Samantha Ranis is having a busy senior year. The 18-year-old Nipomo resident rises early and drives her 18-month-old son, Jaxson, to a day care center at Lopez High School before heading to a veterinary science class at Nipomo High.
Then, Ranis heads back to Lopez High to complete three hours of independent study. She’ll graduate this June with her class at Nipomo High.
“I think I would have dropped out a long time ago if it wasn’t for HOPE,” Ranis said, referring to the Lucia Mar school district’s Hands-On Parenting Education, an academic program for expecting and parenting students.
“I don’t know if I’d be necessarily so focused on my future now,” said Ranis when asked how her life might be different if she hadn’t had Jaxson in September 2009. “Now I’m more driven to graduate, get on my feet and take care of my son.”

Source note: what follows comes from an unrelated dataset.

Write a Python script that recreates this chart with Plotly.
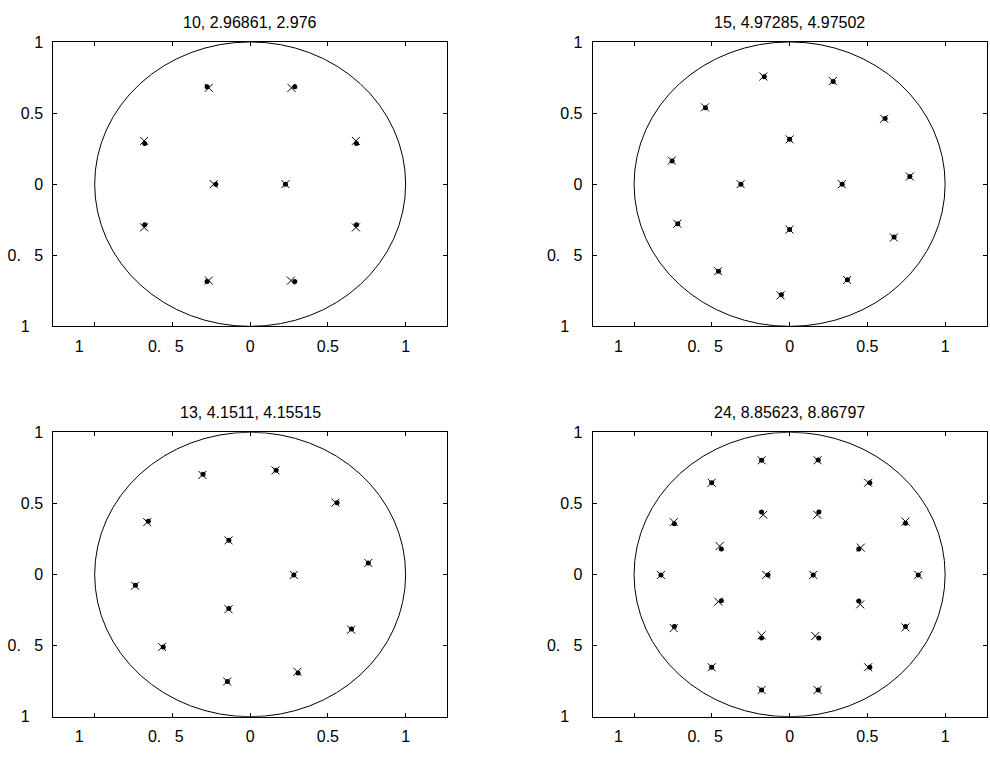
import plotly.graph_objects as go
import numpy as np

# ---------------- data ----------------
titles = ["10, 2.96861, 2.976", "15, 4.97285, 4.97502",
          "13, 4.1511, 4.15515", "24, 8.85623, 8.86797"]

tick_vals = [-1, -0.5, 0, 0.5, 1]
x_tick_text = ["1" + "\u00a0" * 7, "0.\u00a0\u00a0\u00a05" + "\u00a0" * 3, "0", "0.5", "1"]
y_tick_text = ["1" + "\u00a0" * 3, "0.\u00a0\u00a0\u00a05", "0", "0.5", "1"]

RADIUS = 1.0

# subplot 1 (10 points)
s1_cross_x = [-0.266, 0.266, -0.682, 0.680, -0.234, 0.227, -0.682, 0.680, -0.266, 0.262]
s1_cross_y = [0.677, 0.677, 0.304, 0.304, 0.0, 0.0, -0.304, -0.304, -0.678, -0.678]
s1_dot_x = [-0.277, 0.287, -0.678, 0.684, -0.221, 0.227, -0.678, 0.684, -0.277, 0.287]
s1_dot_y = [0.684, 0.684, 0.286, 0.286, 0.0, 0.0, -0.286, -0.286, -0.685, -0.685]

# subplot 2 (15 points)
s2_cross_x = [-0.169, 0.278, -0.544, 0.608, 0.0, -0.758, -0.315, 0.336, 0.773,
              -0.722, 0.0, 0.670, -0.460, 0.370, -0.058]
s2_cross_y = [0.757, 0.725, 0.540, 0.460, 0.315, 0.166, 0.0, 0.0, 0.054,
              -0.278, -0.319, -0.375, -0.612, -0.674, -0.782]
s2_dot_x = [-0.163, 0.280, -0.541, 0.614, 0.0, -0.755, -0.313, 0.338, 0.773,
            -0.719, 0.0, 0.672, -0.457, 0.372, -0.053]
s2_dot_y = [0.755, 0.722, 0.537, 0.462, 0.315, 0.163, 0.0, 0.0, 0.054,
            -0.278, -0.319, -0.372, -0.612, -0.672, -0.778]

# subplot 3 (13 points)
s3_cross_x = [-0.307, 0.163, 0.549, -0.662, -0.139, 0.760, 0.281, -0.740, -0.139,
              0.650, -0.566, 0.304, -0.148]
s3_cross_y = [0.700, 0.732, 0.505, 0.368, 0.240, 0.081, -0.003, -0.079, -0.244,
              -0.388, -0.510, -0.684, -0.752]
s3_dot_x = [-0.303, 0.167, 0.559, -0.655, -0.137, 0.760, 0.281, -0.738, -0.137,
            0.652, -0.559, 0.308, -0.146]
s3_dot_y = [0.705, 0.732, 0.505, 0.375, 0.240, 0.081, -0.003, -0.075, -0.240,
            -0.383, -0.510, -0.693, -0.752]

# subplot 4 (24 points)
s4_cross_x = [-0.180, 0.180, -0.501, 0.505, -0.169, 0.178, -0.745, 0.745, -0.450, 0.458,
              -0.827, -0.150, 0.152, 0.827, -0.458, 0.454, -0.745, 0.745, -0.180, 0.165,
              -0.501, 0.505, -0.180, 0.180]
s4_cross_y = [0.803, 0.803, 0.645, 0.645, 0.420, 0.420, 0.368, 0.372, 0.200, 0.189,
              -0.003, -0.003, -0.003, -0.003, -0.191, -0.210, -0.377, -0.372, -0.428, -0.433,
              -0.652, -0.652, -0.812, -0.812]
s4_dot_x = [-0.180, 0.184, -0.501, 0.516, -0.180, 0.188, -0.741, 0.745, -0.439, 0.445,
            -0.827, -0.139, 0.152, 0.827, -0.439, 0.445, -0.741, 0.745, -0.180, 0.188,
            -0.501, 0.516, -0.180, 0.184]
s4_dot_y = [0.803, 0.805, 0.645, 0.645, 0.439, 0.439, 0.357, 0.361, 0.180, 0.180,
            -0.003, -0.003, -0.003, -0.003, -0.184, -0.187, -0.366, -0.366, -0.446, -0.446,
            -0.652, -0.652, -0.812, -0.812]

panels = [
    (s1_cross_x, s1_cross_y, s1_dot_x, s1_dot_y),
    (s2_cross_x, s2_cross_y, s2_dot_x, s2_dot_y),
    (s3_cross_x, s3_cross_y, s3_dot_x, s3_dot_y),
    (s4_cross_x, s4_cross_y, s4_dot_x, s4_dot_y),
]

# ---------------- layout ----------------
W, H = 990, 757
FONT = "Liberation Sans, Arial, Helvetica, sans-serif"
FS = 16

col_px = [(53.3, 447.0), (592.7, 986.5)]
row_px = [(34.7, 325.7), (434.0, 725.0)]

fig = go.Figure()
layout = dict(
    width=W, height=H, autosize=False,
    margin=dict(l=0, r=0, t=0, b=0),
    paper_bgcolor="white", plot_bgcolor="white",
    showlegend=False,
    font=dict(family=FONT, size=FS, color="black"),
)
annotations = []
shapes = []

for i, (cx, cy, dx, dy) in enumerate(panels):
    r, c = divmod(i, 2)
    n = i + 1
    xa = "xaxis" if n == 1 else f"xaxis{n}"
    ya = "yaxis" if n == 1 else f"yaxis{n}"
    xref = "x" if n == 1 else f"x{n}"
    yref = "y" if n == 1 else f"y{n}"
    x0p, x1p = col_px[c]
    y0p, y1p = row_px[r]
    xdom = [x0p / W, x1p / W]
    ydom = [1 - y1p / H, 1 - y0p / H]
    common = dict(
        showgrid=False, zeroline=False, showline=True, linecolor="black",
        linewidth=1, mirror="ticks", ticks="inside", ticklen=4, tickwidth=1,
        tickcolor="black", tickmode="array", tickvals=tick_vals,
        tickfont=dict(family=FONT, size=FS, color="black"),
        fixedrange=True,
    )
    layout[xa] = dict(common, domain=xdom, range=[-1.266, 1.266],
                      ticktext=x_tick_text, anchor=yref, ticklabelstandoff=5)
    layout[ya] = dict(common, domain=ydom, range=[-1, 1],
                      ticktext=y_tick_text, anchor=xref, ticklabelstandoff=6)

    shapes.append(dict(type="circle", xref=xref, yref=yref,
                       x0=-RADIUS, x1=RADIUS, y0=-RADIUS, y1=RADIUS,
                       line=dict(color="black", width=1), layer="below"))

    fig.add_trace(go.Scatter(x=dx, y=dy, mode="markers", xaxis=xref, yaxis=yref,
                             marker=dict(symbol="circle", size=5, color="black",
                                         line=dict(width=0)),
                             hoverinfo="skip"))
    fig.add_trace(go.Scatter(x=cx, y=cy, mode="markers", xaxis=xref, yaxis=yref,
                             marker=dict(symbol="x-thin", size=8,
                                         line=dict(width=1, color="black"),
                                         color="black"),
                             hoverinfo="skip"))

    annotations.append(dict(text=titles[i], xref="paper", yref="paper",
                            x=(xdom[0] + xdom[1]) / 2, y=1 - (y0p - 20) / H,
                            xanchor="center", yanchor="middle", showarrow=False,
                            font=dict(family=FONT, size=FS, color="black")))

layout["annotations"] = annotations
layout["shapes"] = shapes
fig.update_layout(**layout)
fig.write_html("out.html")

Three teenage mothers interviewed this week at Lopez High talked about how their lives have changed since becoming pregnant.
There are the obvious changes — late-night feedings have replaced late nights with friends, and money that might have been spent on clothing is now used to buy diapers and other necessities. They’ve worked through their parents’ initial reactions to their early pregnancies and say they’ve had to grow up faster than other girls their age.
Ranis tried to keep up her former routine at Nipomo High, playing softball and raising a pig with FFA, but the schedule was too time-consuming.
“Of course, like any teen mom, I wish I waited longer,” Ranis said. “But my son is my entire world.”
The teens’ perspective on school has also changed: “Before, a diploma was just a piece of paper,” said 17-year-old Madelline Wiggins, whose son, Josiah, was born in April 2010. “Now, if I don’t graduate, then how can I get a job to take care of my son?”
Wiggins will graduate early this spring from Lopez High and plans to attend Hancock College in Santa Maria. She wants to study criminal justice.
Likewise, Megan McMahon has college plans. She intends to study at Cuesta College after graduation from Lopez High and is interested in interior design.
Apart from school, the 17-year-old’s days are spent with daughter Chanel, who started crawling at 5 months old.
She credits school staff for helping her work through the stress and new challenges of having a child, from learning how to breastfeed to changing a diaper to anticipating when her daughter needs to visit a dentist.
In the past 10 years, the HOPE program has served more than 500 students. Eighty-seven percent of its seniors have received a diploma and 81 percent have enrolled in a community college or a job-training program or secured a job within a year of graduation, according to Leona Gray Cornwall, a supervisor for the California School Age Families Education program, the statewide umbrella program providing support services to teen parents.
The program allows teen moms and dads to visit their children throughout the day, take a child development class and work toward receiving their degree.
Teens are encouraged to start prenatal care as soon as they get into the program, and nearly 100 percent of the children are up to date on their immunization schedules and well- child checks, Gray Cornwall said.
Less than 1 percent of students enrolled in the program have had or fathered another child within two years, compared to 25 percent of unsupported teen parents nationwide, according to the California Department of Education.
“What we’re teaching — how to parent, how to be responsible, how to meet the needs of their child — is invaluable,” Lopez High Principal Christine Granados said.
The major fundraising event for the HOPE program, which serves the needs of teen parents and their children, is slated for May 14.
The 7th annual dinner and auction, co-sponsored by the Exchange Club of the Central Coast, will be at Edwards Barn, 1095 Pomeroy Road in Nipomo from 5:30 to 9:30 p.m.